__Required work__. Print exactly the lines from the first one down to the line containing "const yAxisName = 'Luminescence", both ends included, with no pictures and nothing else.

__Data__.

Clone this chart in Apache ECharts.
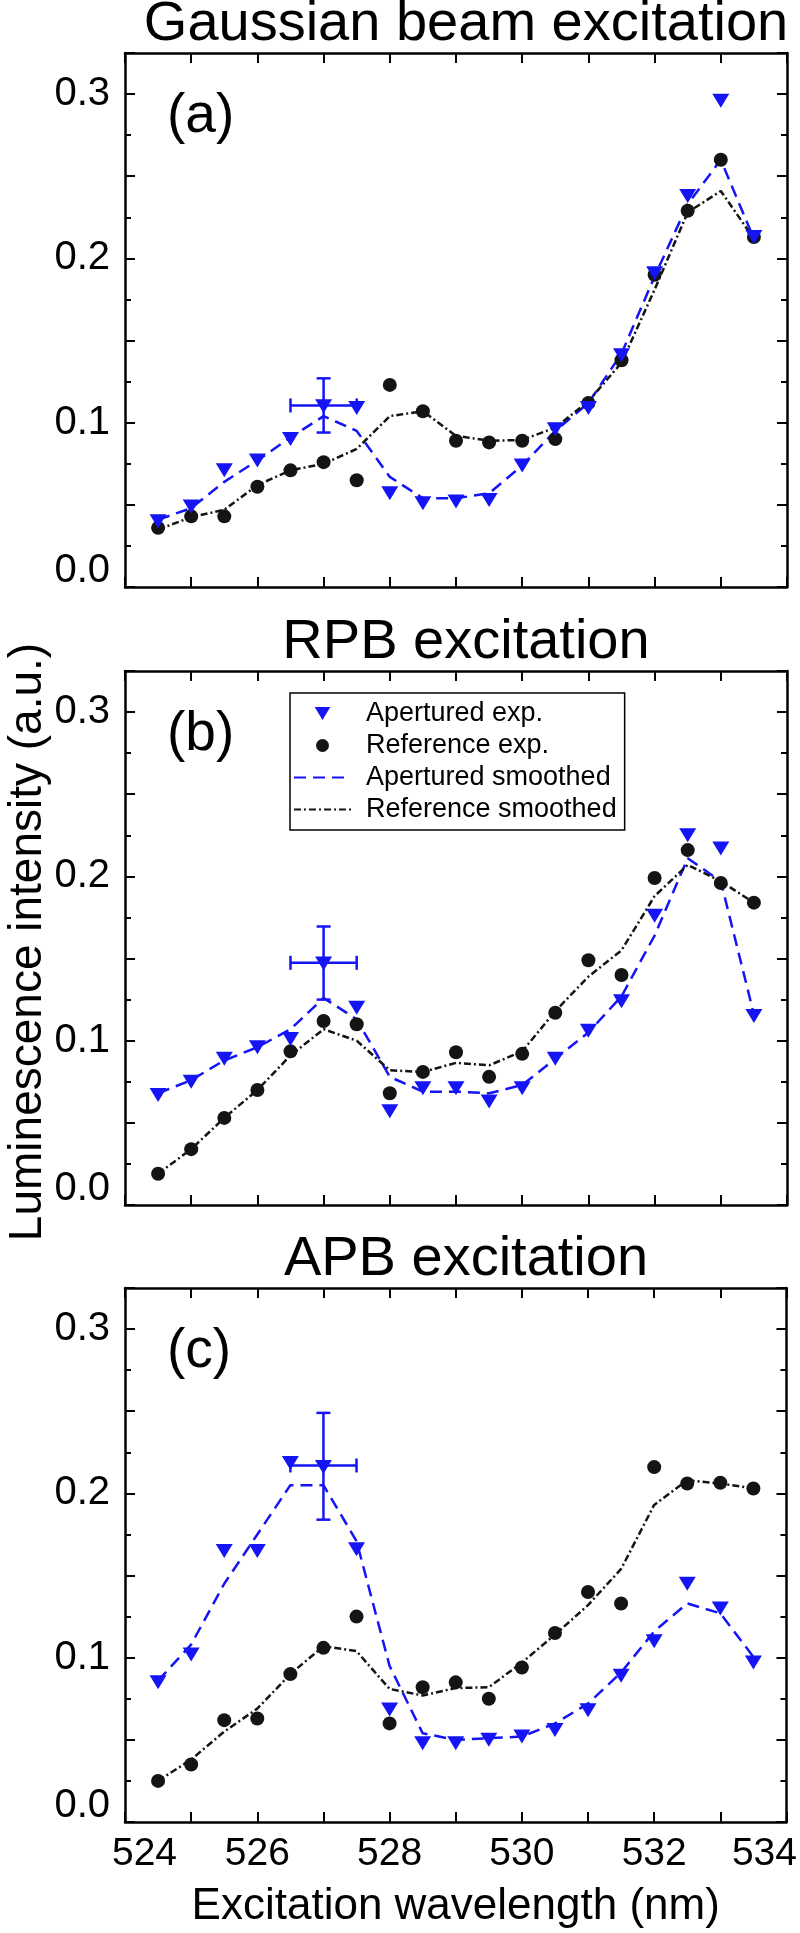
<!DOCTYPE html>
<html><head><meta charset="utf-8">
<script src="https://cdn.jsdelivr.net/npm/echarts@6/dist/echarts.min.js"></script>
<style>html,body{margin:0;padding:0;background:#fff}#c{width:800px;height:1933px}</style>
</head><body><div id="c"></div>
<script>
// ---------- data ----------
const wavelengths = [524.5,525,525.5,526,526.5,527,527.5,528,528.5,529,529.5,530,530.5,531,531.5,532,532.5,533,533.5];

const panelTitles = ['Gaussian beam excitation', 'RPB excitation', 'APB excitation'];
const panelLabels = ['(a)', '(b)', '(c)'];
const seriesNames = ['Apertured exp.', 'Reference exp.', 'Apertured smoothed', 'Reference smoothed'];
const xAxisName = 'Excitation wavelength (nm)';
const yAxisName = 'Luminescence intensity (a.u.)';

// panel (a) Gaussian beam
const apExpA = [0.040,0.049,0.071,0.077,0.090,0.110,0.109,0.057,0.051,0.052,0.053,0.074,0.096,0.109,0.141,0.191,0.238,0.296,0.213];
const refExpA = [0.036,0.043,0.043,0.061,0.071,0.076,0.065,0.123,0.107,0.089,0.088,0.089,0.090,0.112,0.138,0.190,0.229,0.260,0.213];
const apSmA = [0.041,0.048,0.064,0.077,0.091,0.104,0.095,0.067,0.054,0.054,0.057,0.074,0.095,0.112,0.142,0.189,0.233,0.260,0.212];
const refSmA = [0.035,0.0425,0.047,0.062,0.071,0.075,0.084,0.104,0.107,0.092,0.089,0.0895,0.097,0.113,0.1365,0.181,0.228,0.241,0.212];
const errA = [527, 0.1105, 0.094, 0.127, 526.5, 527.5];

// panel (b) RPB
const apExpB = [0.067,0.075,0.089,0.096,0.101,0.147,0.120,0.057,0.071,0.071,0.063,0.071,0.089,0.106,0.124,0.176,0.225,0.217,0.115];
const refExpB = [0.019,0.034,0.053,0.070,0.0935,0.112,0.110,0.068,0.081,0.093,0.078,0.092,0.117,0.149,0.140,0.199,0.216,0.196,0.184];
const apSmB = [0.068,0.076,0.088,0.096,0.107,0.126,0.113,0.078,0.069,0.069,0.068,0.073,0.089,0.105,0.127,0.164,0.211,0.197,0.116];
const refSmB = [0.019,0.034,0.053,0.070,0.091,0.107,0.100,0.082,0.081,0.0865,0.085,0.0935,0.118,0.139,0.155,0.188,0.207,0.197,0.184];
const errB = [527, 0.1474, 0.125, 0.1695, 526.5, 527.5];

// panel (c) APB
const apExpC = [0.085,0.102,0.165,0.165,0.2185,0.216,0.166,0.0685,0.048,0.048,0.050,0.052,0.056,0.068,0.089,0.110,0.145,0.130,0.097];
const refExpC = [0.025,0.035,0.062,0.063,0.090,0.106,0.125,0.060,0.082,0.085,0.075,0.094,0.115,0.140,0.133,0.216,0.206,0.2065,0.203];
const apSmC = [0.086,0.108,0.145,0.175,0.205,0.205,0.171,0.095,0.054,0.050,0.051,0.052,0.060,0.072,0.091,0.116,0.133,0.127,0.1005];
const refSmC = [0.025,0.038,0.055,0.069,0.090,0.107,0.104,0.081,0.077,0.0815,0.082,0.097,0.114,0.132,0.154,0.193,0.208,0.206,0.203];
const errC = [527, 0.217, 0.184, 0.249, 526.5, 527.5];

const panels = [
  [apExpA, refExpA, apSmA, refSmA, errA],
  [apExpB, refExpB, apSmB, refSmB, errB],
  [apExpC, refExpC, apSmC, refSmC, errC]
];

// ---------- style ----------
const FONT = '"Liberation Sans", Arial, Helvetica, sans-serif';
const BLUE = '#1414f5';
const BLACK = '#141414';
const gridTops = [53, 671, 1288];
const gridH = 534;
const gridLeft = 125, gridRight = 13;

const zip = ys => wavelengths.map((x, i) => [x, ys[i]]);

const grids = [], xAxes = [], yAxes = [], series = [], graphics = [];

panels.forEach((p, gi) => {
  grids.push({left: gridLeft, right: gridRight, top: gridTops[gi], height: gridH});
  const isLast = gi === 2;
  // bottom x axis
  xAxes.push({
    type: 'value', gridIndex: gi, position: 'bottom', min: 524, max: 534, interval: 1,
    axisLine: {show: true, onZero: false, lineStyle: {color: '#000', width: 2.5}},
    axisTick: {show: true, inside: true, length: 10, lineStyle: {color: '#000', width: 2}},
    splitLine: {show: false},
    axisLabel: isLast ? {
      show: true, showMinLabel: true, showMaxLabel: true, margin: 13,
      color: '#000', fontSize: 39, fontFamily: FONT,
      formatter: v => {
        if (Math.abs(v - 524) < 1e-6) return '{l|524}';
        if (Math.abs(v - 534) < 1e-6) return '{r|534}';
        return (Math.round(v) % 2 === 0) ? String(Math.round(v)) : '';
      },
      rich: {
        l: {fontSize: 39, fontFamily: FONT, color: '#000', padding: [0, 0, 0, 39]},
        r: {fontSize: 39, fontFamily: FONT, color: '#000', padding: [0, 44, 0, 0]}
      }
    } : {show: false},
    name: isLast ? xAxisName : '',
    nameLocation: 'middle', nameGap: 63,
    nameTextStyle: {fontSize: 44, fontFamily: FONT, color: '#000'}
  });
  // top x axis (mirror)
  xAxes.push({
    type: 'value', gridIndex: gi, position: 'top', min: 524, max: 534, interval: 1,
    axisLine: {show: true, onZero: false, lineStyle: {color: '#000', width: 2.5}},
    axisTick: {show: true, inside: true, length: 10, lineStyle: {color: '#000', width: 2}},
    axisLabel: {show: false}, splitLine: {show: false}
  });
  // y axes: left minor, left major, right minor, right major
  const yBase = (pos, interval, len, line, labels) => ({
    type: 'value', gridIndex: gi, position: pos, min: 0, max: 0.325, interval: interval,
    axisLine: {show: line, onZero: false, lineStyle: {color: '#000', width: 2.5}},
    axisTick: {show: true, inside: true, length: len, lineStyle: {color: '#000', width: 2}},
    splitLine: {show: false},
    axisLabel: labels ? {
      show: true, showMinLabel: true, showMaxLabel: true, margin: 15,
      color: '#000', fontSize: 40, fontFamily: FONT,
      formatter: v => {
        const t = v * 10;
        if (Math.abs(t - Math.round(t)) > 1e-6 || v > 0.31) return '';
        if (Math.abs(v) < 1e-9) return '{z|0.0}';
        return v.toFixed(1);
      },
      rich: {z: {fontSize: 40, fontFamily: FONT, color: '#000', padding: [0, 0, 32, 0]}}
    } : {show: false}
  });
  yAxes.push(yBase('left', 0.025, 6, true, true));
  yAxes.push(yBase('left', 0.05, 10, false, false));
  yAxes.push(yBase('right', 0.025, 6, true, false));
  yAxes.push(yBase('right', 0.05, 10, false, false));

  const xi = gi * 2, yi = gi * 4;
  const [apExp, refExp, apSm, refSm, err] = p;
  series.push({
    name: seriesNames[2], type: 'line', xAxisIndex: xi, yAxisIndex: yi, data: zip(apSm),
    symbol: 'none', z: 2, color: BLUE,
    lineStyle: {color: BLUE, width: 2.5, type: [12, 7]}
  });
  series.push({
    name: seriesNames[3], type: 'line', xAxisIndex: xi, yAxisIndex: yi, data: zip(refSm),
    symbol: 'none', z: 2, color: BLACK,
    lineStyle: {color: BLACK, width: 2.5, type: [7, 3, 2, 3]}
  });
  series.push({
    name: seriesNames[0], type: 'scatter', xAxisIndex: xi, yAxisIndex: yi, data: zip(apExp),
    symbol: 'triangle', symbolRotate: 180, symbolSize: [17, 14], z: 4,
    itemStyle: {color: BLUE, opacity: 1}
  });
  series.push({
    name: seriesNames[1], type: 'scatter', xAxisIndex: xi, yAxisIndex: yi, data: zip(refExp),
    symbol: 'circle', symbolSize: 14, z: 3,
    itemStyle: {color: BLACK, opacity: 1}
  });
  series.push({
    type: 'custom', xAxisIndex: xi, yAxisIndex: yi, data: [err], z: 5, silent: true,
    renderItem: (params, api) => {
      const x = api.value(0), y = api.value(1);
      const top = api.coord([x, api.value(3)]), bot = api.coord([x, api.value(2)]);
      const l = api.coord([api.value(4), y]), r = api.coord([api.value(5), y]);
      const c = 7;
      const st = {stroke: BLUE, lineWidth: 2.5};
      const ln = (x1, y1, x2, y2) => ({type: 'line', shape: {x1, y1, x2, y2}, style: st});
      return {type: 'group', children: [
        ln(top[0], top[1], bot[0], bot[1]),
        ln(top[0] - c, top[1], top[0] + c, top[1]),
        ln(bot[0] - c, bot[1], bot[0] + c, bot[1]),
        ln(l[0], l[1], r[0], r[1]),
        ln(l[0], l[1] - c, l[0], l[1] + c),
        ln(r[0], r[1] - c, r[0], r[1] + c)
      ]};
    }
  });

  graphics.push({
    type: 'text', x: 466, y: gridTops[gi] - 28,
    style: {text: panelTitles[gi], font: '56px ' + FONT, fill: '#000', align: 'center', verticalAlign: 'middle'}
  });
  graphics.push({
    type: 'text', x: 167, y: gridTops[gi] + 64,
    style: {text: panelLabels[gi], font: '55px ' + FONT, fill: '#000', align: 'left', verticalAlign: 'middle'}
  });
});

graphics.push({
  type: 'text', x: 28, y: 942, rotation: Math.PI / 2,
  style: {text: yAxisName, font: '46px ' + FONT, fill: '#000', align: 'center', verticalAlign: 'middle'}
});

const chart = echarts.init(document.getElementById('c'), null, {renderer: 'canvas'});
chart.setOption({
  animation: false,
  backgroundColor: '#fff',
  grid: grids,
  xAxis: xAxes,
  yAxis: yAxes,
  legend: {
    data: [
      {name: seriesNames[0], icon: 'path://M0,0L18,0L9,15Z'},
      {name: seriesNames[1], icon: 'circle'},
      {name: seriesNames[2], itemStyle: {opacity: 0}},
      {name: seriesNames[3], itemStyle: {opacity: 0}}
    ],
    orient: 'vertical', left: 290, top: 693,
    borderColor: '#000', borderWidth: 1.5,
    padding: [7, 8, 7, 3],
    itemGap: 5, itemWidth: 57, itemHeight: 13,
    symbolRotate: 0, symbolKeepAspect: true,
    textStyle: {fontSize: 27, fontFamily: FONT, color: '#000', padding: [0, 0, 0, 10]},
    selectedMode: false
  },
  series: series,
  graphic: graphics
});
</script>
</body></html>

__Exercise solution__.
Clone this chart in Apache ECharts.
<!DOCTYPE html>
<html><head><meta charset="utf-8">
<script src="https://cdn.jsdelivr.net/npm/echarts@6/dist/echarts.min.js"></script>
<style>html,body{margin:0;padding:0;background:#fff}#c{width:800px;height:1933px}</style>
</head><body><div id="c"></div>
<script>
// ---------- data ----------
const wavelengths = [524.5,525,525.5,526,526.5,527,527.5,528,528.5,529,529.5,530,530.5,531,531.5,532,532.5,533,533.5];

const panelTitles = ['Gaussian beam excitation', 'RPB excitation', 'APB excitation'];
const panelLabels = ['(a)', '(b)', '(c)'];
const seriesNames = ['Apertured exp.', 'Reference exp.', 'Apertured smoothed', 'Reference smoothed'];
const xAxisName = 'Excitation wavelength (nm)';
const yAxisName = 'Luminescence intensity (a.u.)';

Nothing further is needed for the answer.